(Records contained in a dataset)

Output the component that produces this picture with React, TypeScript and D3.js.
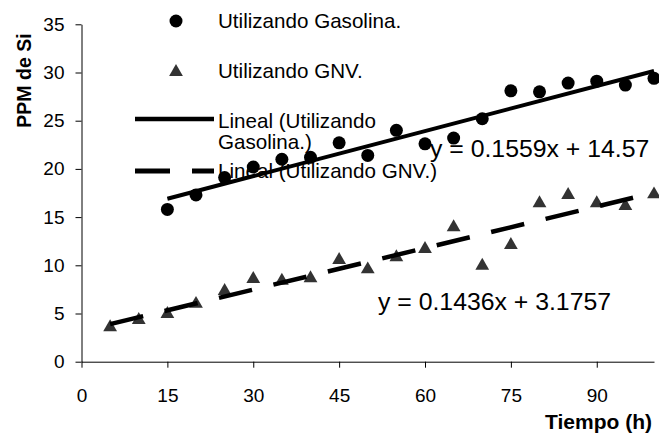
import React, { useEffect, useRef } from 'react';
import * as d3 from 'd3';

const horasGasolina = [15, 20, 25, 30, 35, 40, 45, 50, 55, 60, 65, 70, 75, 80, 85, 90, 95, 100];
const ppmGasolina = [15.8, 17.3, 19.1, 20.2, 21.0, 21.2, 22.7, 21.4, 24.0, 22.6, 23.2, 25.2, 28.1, 28.0, 28.9, 29.1, 28.7, 29.4];

const horasGnv = [5, 10, 15, 20, 25, 30, 35, 40, 45, 50, 55, 60, 65, 70, 75, 80, 85, 90, 95, 100];
const ppmGnv = [3.57, 4.33, 4.95, 6.0, 7.33, 8.58, 8.4, 8.65, 10.55, 9.58, 10.83, 11.69, 13.94, 9.96, 12.1, 16.43, 17.29, 16.43, 16.15, 17.36];

// trend line coefficients (slope, intercept) as printed on the chart
const trendGasolina = [0.1559, 14.57];
const trendGnv = [0.1436, 3.1757];

const xTicks = [0, 15, 30, 45, 60, 75, 90];
const yTicks = [0, 5, 10, 15, 20, 25, 30, 35];

const FONT = '"Liberation Sans", Arial, sans-serif';

export default function App() {
  const ref = useRef<SVGSVGElement>(null);

  useEffect(() => {
    document.body.style.margin = '0';
    const svg = d3.select(ref.current);
    svg.selectAll('*').remove();

    const x = d3.scaleLinear().domain([0, 100]).range([81.5, 654]);
    const y = d3.scaleLinear().domain([0, 35]).range([361.7, 24.3]);

    // axes
    const gx = svg
      .append('g')
      .attr('transform', `translate(0,${y(0)})`)
      .call(d3.axisBottom(x).tickValues(xTicks).tickSize(6).tickSizeOuter(0).tickPadding(21));
    const gy = svg
      .append('g')
      .attr('transform', `translate(${x(0)},0)`)
      .call(d3.axisLeft(y).tickValues(yTicks).tickSize(6).tickSizeOuter(0).tickPadding(11));
    [gx, gy].forEach(g => {
      g.selectAll('text').attr('font-family', FONT).attr('font-size', 19).attr('fill', '#000');
      g.selectAll('line,path').attr('stroke', '#000');
    });

    const trend = (c: number[], x0: number, x1: number) =>
      d3.line<number>().x(d => x(d)).y(d => y(c[0] * d + c[1]))([x0, x1]);

    // points
    svg
      .append('g')
      .selectAll('circle')
      .data(horasGasolina)
      .enter()
      .append('circle')
      .attr('cx', d => x(d))
      .attr('cy', (d, i) => y(ppmGasolina[i]))
      .attr('r', 6.5)
      .attr('fill', '#000');

    const tri = d3.symbol().type(d3.symbolTriangle).size(82);
    svg
      .append('g')
      .selectAll('path')
      .data(horasGnv)
      .enter()
      .append('path')
      .attr('d', tri() as string)
      .attr('transform', (d, i) => `translate(${x(d)},${y(ppmGnv[i])})`)
      .attr('fill', '#333');

    svg
      .append('path')
      .attr('d', trend(trendGasolina, horasGasolina[0], 100) as string)
      .attr('stroke', '#000')
      .attr('stroke-width', 4)
      .attr('fill', 'none');
    svg
      .append('path')
      .attr('d', trend(trendGnv, horasGnv[0], 100) as string)
      .attr('stroke', '#000')
      .attr('stroke-width', 4.5)
      .attr('stroke-dasharray', '34 22')
      .attr('fill', 'none');

    // legend
    const lg = svg.append('g').attr('font-family', FONT).attr('font-size', 20.6).attr('fill', '#000');
    lg.append('circle').attr('cx', 176).attr('cy', 21).attr('r', 6.5).attr('fill', '#000');
    lg.append('text').attr('x', 218).attr('y', 28).text('Utilizando Gasolina.');
    lg.append('path').attr('d', tri() as string).attr('transform', 'translate(176,72)').attr('fill', '#333');
    lg.append('text').attr('x', 218).attr('y', 78).text('Utilizando GNV.');
    lg.append('line').attr('x1', 135).attr('x2', 214).attr('y1', 119).attr('y2', 119)
      .attr('stroke', '#000').attr('stroke-width', 4.5);
    lg.append('text').attr('x', 218).attr('y', 128).text('Lineal (Utilizando');
    lg.append('text').attr('x', 218).attr('y', 149).text('Gasolina.)');
    lg.append('line').attr('x1', 135).attr('x2', 214).attr('y1', 171).attr('y2', 171)
      .attr('stroke', '#000').attr('stroke-width', 5).attr('stroke-dasharray', '35 22');
    lg.append('text').attr('x', 218).attr('y', 178).text('Lineal (Utilizando GNV.)');

    // equations
    const fmt = (c: number[]) => `y = ${c[0]}x + ${c[1]}`;
    svg.append('text').attr('x', 430).attr('y', 157).attr('font-family', FONT).attr('font-size', 24.8)
      .text(fmt(trendGasolina));
    svg.append('text').attr('x', 378).attr('y', 310).attr('font-family', FONT).attr('font-size', 24.8)
      .text(fmt(trendGnv));

    // axis titles
    svg.append('text').attr('x', 652).attr('y', 429).attr('text-anchor', 'end')
      .attr('font-family', FONT).attr('font-size', 21).attr('font-weight', 'bold').text('Tiempo (h)');
    svg.append('text').attr('transform', 'translate(31,80.5) rotate(-90)').attr('text-anchor', 'middle')
      .attr('font-family', FONT).attr('font-size', 19.5).attr('font-weight', 'bold').text('PPM de Si');
  }, []);

  return <svg ref={ref} width={659} height={435} style={{ display: 'block', background: '#fff' }} />;
}
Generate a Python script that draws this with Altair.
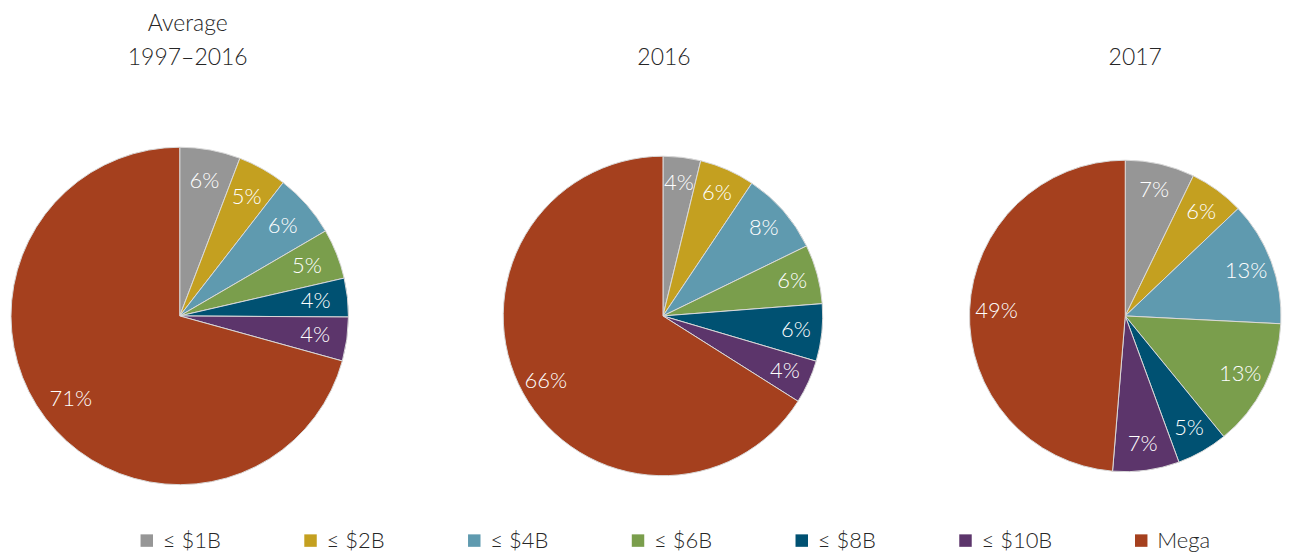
import altair as alt
import pandas as pd

categories = ["≤ $1B", "≤ $2B", "≤ $4B", "≤ $6B", "≤ $8B", "≤ $10B", "Mega"]
colors = ["#969696", "#C4A020", "#5F9AAF", "#7A9E4C", "#005172", "#5C356B", "#A5401E"]
avg_1997_2016 = [5.8, 4.7, 6.1, 4.8, 3.7, 4.2, 70.7]
y2016 = [3.8, 5.6, 8.4, 6.0, 5.8, 4.4, 66.1]
y2017 = [7.2, 5.7, 12.9, 13.3, 5.3, 6.9, 48.7]
titles = [["Average", "1997–2016"], "2016", "2017"]

FONT = "Lato"
TEXT_COLOR = "#262626"

legend = alt.Legend(
    title=None, orient="none", legendX=128, legendY=410, direction="horizontal",
    columns=7, columnPadding=78, symbolType="square", symbolSize=156,
    symbolStrokeWidth=0, labelFontSize=22, labelFont=FONT, labelFontWeight=300,
    labelColor=TEXT_COLOR, labelOffset=5, padding=0,
)


def pie(values, title, radius, label_radius, width, dx):
    df = pd.DataFrame({"cat": categories, "idx": list(range(len(categories))), "value": values})
    base = alt.Chart(df).transform_calculate(
        label="format(datum.value / 100, '.0%')"
    ).encode(
        theta=alt.Theta("value:Q", stack=True),
        order=alt.Order("idx:Q"),
    )
    arcs = base.mark_arc(outerRadius=radius, stroke="#d9d9d9", strokeWidth=1).encode(
        color=alt.Color("cat:N", scale=alt.Scale(domain=categories, range=colors), legend=legend)
    )
    labels = base.mark_text(radius=label_radius, fontSize=22, font=FONT, fontWeight=300,
                            color="white").encode(text="label:N")
    return alt.layer(arcs, labels).properties(
        width=width, height=392,
        title=alt.TitleParams(title, offset=50, dx=dx, fontSize=23, font=FONT,
                              fontWeight=300, color=TEXT_COLOR, lineHeight=34),
    )


p1 = pie(avg_1997_2016, titles[0], 169, 137, 344, 8)
p2 = pie(y2016, titles[1], 160, 134, 344, 1)
p3 = pie(y2017, titles[2], 156, 129, 302, 10)

chart = alt.hconcat(p1, p2, p3, spacing=140, bounds="flush").properties(
    padding={"left": 0, "top": 5, "right": 0, "bottom": 0}
).configure_view(stroke=None)

chart.save("out.html", embed_options={"renderer": "svg", "actions": False})
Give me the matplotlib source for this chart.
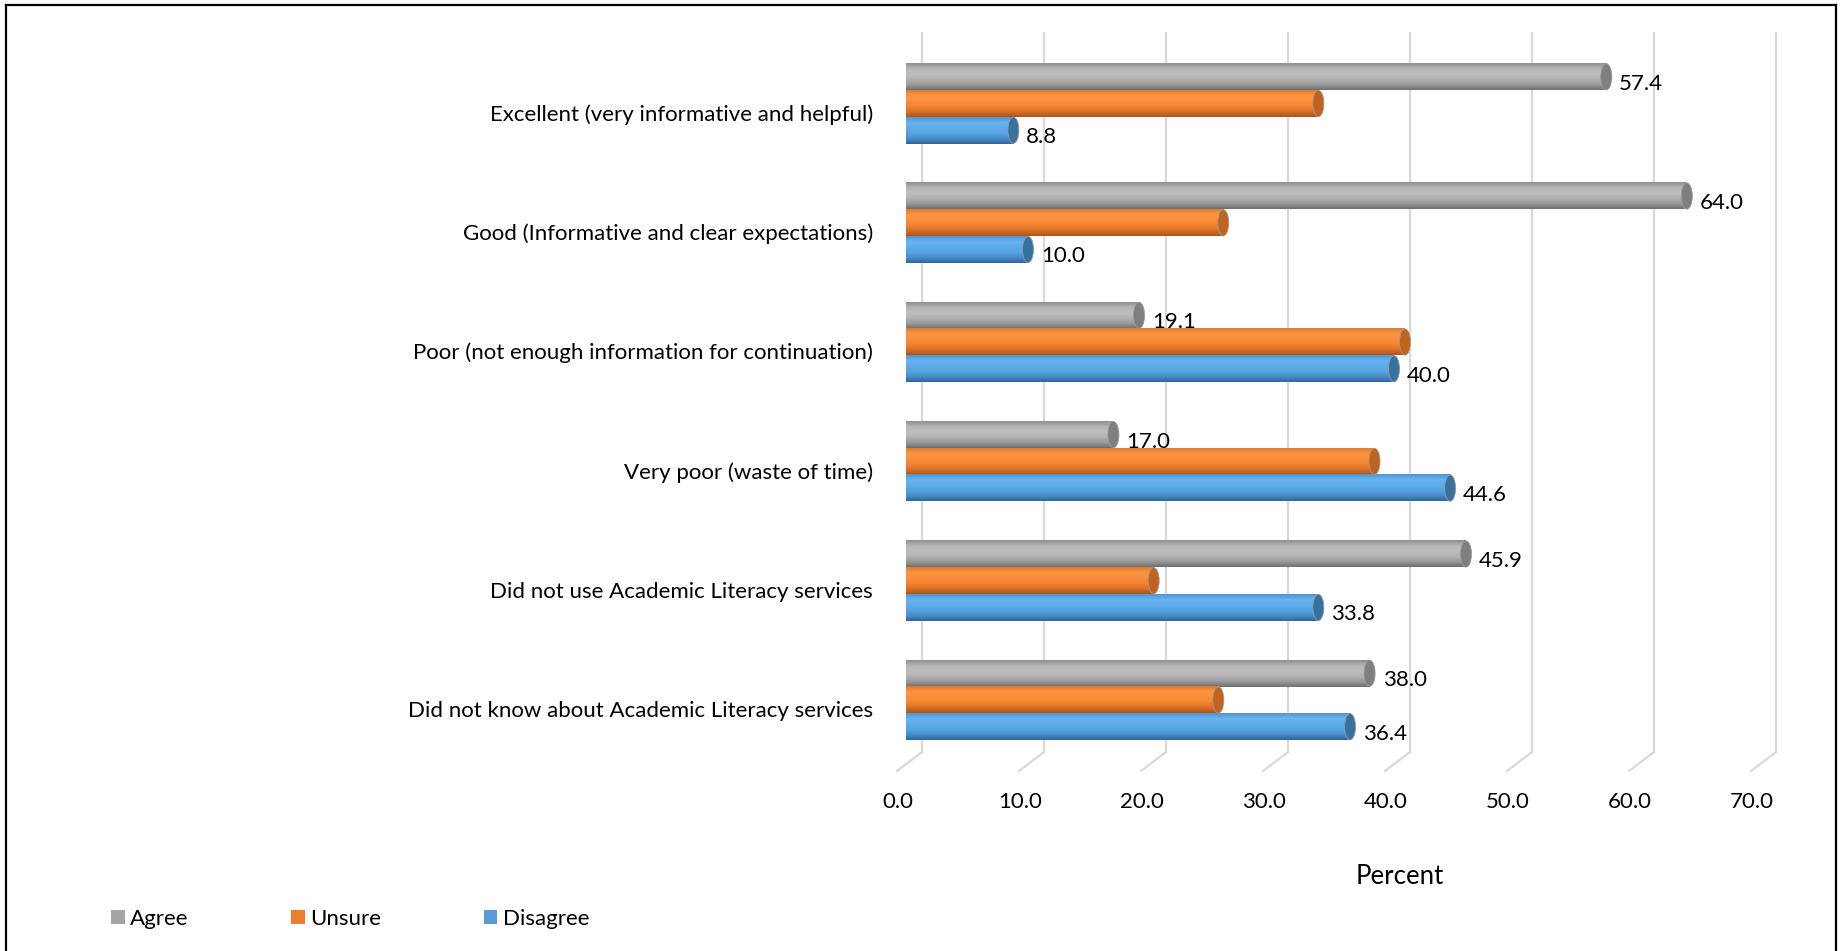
import numpy as np
import matplotlib.pyplot as plt
from matplotlib.colors import LinearSegmentedColormap
from matplotlib.patches import Ellipse, Patch
from matplotlib.lines import Line2D
from matplotlib.transforms import offset_copy, blended_transform_factory

# datos
categorias = [
    "Excellent (very informative and helpful)",
    "Good (Informative and clear expectations)",
    "Poor (not enough information for continuation)",
    "Very poor (waste of time)",
    "Did not use Academic Literacy services",
    "Did not know about Academic Literacy services",
]
agree = [57.4, 64.0, 19.1, 17.0, 45.9, 38.0]
unsure = [33.8, 26.0, 40.9, 38.4, 20.3, 25.6]
disagree = [8.8, 10.0, 40.0, 44.6, 33.8, 36.4]
series = ["Agree", "Unsure", "Disagree"]
ticks = [0, 10, 20, 30, 40, 50, 60, 70]

colores_legenda = {"Agree": "#a5a5a5", "Unsure": "#ed7d31", "Disagree": "#5b9bd5"}
# gradientes de arriba hacia abajo para simular cilindros
gradientes = {
    "Agree": ["#8f8f8f", "#b4b4b4", "#bfbfbf", "#b2b2b2", "#9a9a9a", "#6e6e6e"],
    "Unsure": ["#e07a2c", "#fb9645", "#fd8f3a", "#f38532", "#d9702a", "#a9561a"],
    "Disagree": ["#4d95d2", "#68b3ef", "#5eadeb", "#56a4e2", "#4a8dc8", "#2e6598"],
}
tapas = {"Agree": "#7f7f7f", "Unsure": "#c0631f", "Disagree": "#36729f"}

plt.rcParams["font.family"] = ["Lato", "DejaVu Sans"]

W, H = 1845, 951
fig = plt.figure(figsize=(W / 100, H / 100), dpi=100)

# ejes en pixeles: x 906..1760 para 0..70, y 33..752
x0, x1 = 906, 1760
y_top, y_bot = 33, 752
ax = fig.add_axes([x0 / W, 1 - y_bot / H, (x1 - x0) / W, (y_bot - y_top) / H])

paso = 119.3
centro0 = 103.5
ylim_top = (y_top - centro0) / paso
ylim_bot = (y_bot - centro0) / paso
alto = 26.7 / paso
px_x = (x1 - x0) / 70.0

# lineas de la cuadricula (pared del fondo en 3D)
blend = blended_transform_factory(ax.transData, ax.transAxes)
for t in ticks:
    tr = offset_copy(blend, fig=fig, x=16, y=0, units="dots")
    ax.plot([t, t], [0, 1], color="#d9d9d9", lw=1.6, transform=tr, clip_on=False, zorder=0)
    ax.annotate("", xy=(t, 0), xycoords=tr, xytext=(-25, -19), textcoords="offset pixels",
                arrowprops=dict(arrowstyle="-", color="#d9d9d9", lw=1.6, shrinkA=0, shrinkB=0),
                annotation_clip=False)
    ax.text(t, 0, f"{t:.1f}", transform=offset_copy(blend, fig=fig, x=-8, y=-50, units="dots"),
            ha="center", va="center", fontsize=16, color="#000000")

grad = np.linspace(0, 1, 128).reshape(-1, 1)
valores = {"Agree": agree, "Unsure": unsure, "Disagree": disagree}
for j, s in enumerate(series):
    cmap = LinearSegmentedColormap.from_list(s, gradientes[s])
    for i, v in enumerate(valores[s]):
        yc = i + (j - 1) * alto
        ax.imshow(grad, cmap=cmap, aspect="auto", origin="upper",
                  extent=(0, v, yc + alto / 2, yc - alto / 2), zorder=2, interpolation="bilinear")
        ax.add_patch(Ellipse((v, yc), width=11 / px_x, height=alto * 0.98,
                             facecolor=tapas[s], edgecolor="#9a9a9a", lw=0.6, zorder=3))
        ax.add_patch(Ellipse((0, yc), width=6 / px_x, height=alto * 0.98,
                             facecolor=gradientes[s][2], edgecolor="none", zorder=1.9))
        if s != "Unsure":
            ax.text(v, yc, f"{v:.1f}",
                    transform=offset_copy(ax.transData, fig=fig, x=13, y=-7, units="dots"),
                    ha="left", va="center", fontsize=16, color="#000000", zorder=4)

for i, c in enumerate(categorias):
    ax.text(0, i, c, transform=offset_copy(ax.transData, fig=fig, x=-33, y=-11, units="dots"),
            ha="right", va="center", fontsize=16, color="#000000")

ax.set_xlim(0, 70)
ax.set_ylim(ylim_bot, ylim_top)
ax.axis("off")

fig.text(1400 / W, 1 - 876 / H, "Percent", ha="center", va="center", fontsize=18.5)

handles = [Patch(facecolor=colores_legenda[s], edgecolor="none") for s in series]
fig.legend(handles, series, loc="center left", bbox_to_anchor=(111 / W, 1 - 919 / H),
           ncol=3, frameon=False, fontsize=16, handlelength=0.62, handleheight=0.62,
           handletextpad=0.25, columnspacing=4.6, borderpad=0, borderaxespad=0)

# marco exterior
fig.add_artist(Line2D([6 / W, 6 / W], [0, 1 - 5 / H], color="black", lw=1.6))
fig.add_artist(Line2D([6 / W, 1836 / W], [1 - 5 / H, 1 - 5 / H], color="black", lw=1.6))
fig.add_artist(Line2D([1836 / W, 1836 / W], [0, 1 - 5 / H], color="black", lw=1.6))

fig.savefig("out.png", dpi=100, facecolor="white")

* **The request**
Return, please, the exact lines from the beginning of the entries above through the line containing "29.1, 28.7, 29.4];", both included; pictures are left out.

* **Result of this exercise**
Output the component that produces this picture with React, TypeScript and D3.js.
import React, { useEffect, useRef } from 'react';
import * as d3 from 'd3';

const horasGasolina = [15, 20, 25, 30, 35, 40, 45, 50, 55, 60, 65, 70, 75, 80, 85, 90, 95, 100];
const ppmGasolina = [15.8, 17.3, 19.1, 20.2, 21.0, 21.2, 22.7, 21.4, 24.0, 22.6, 23.2, 25.2, 28.1, 28.0, 28.9, 29.1, 28.7, 29.4];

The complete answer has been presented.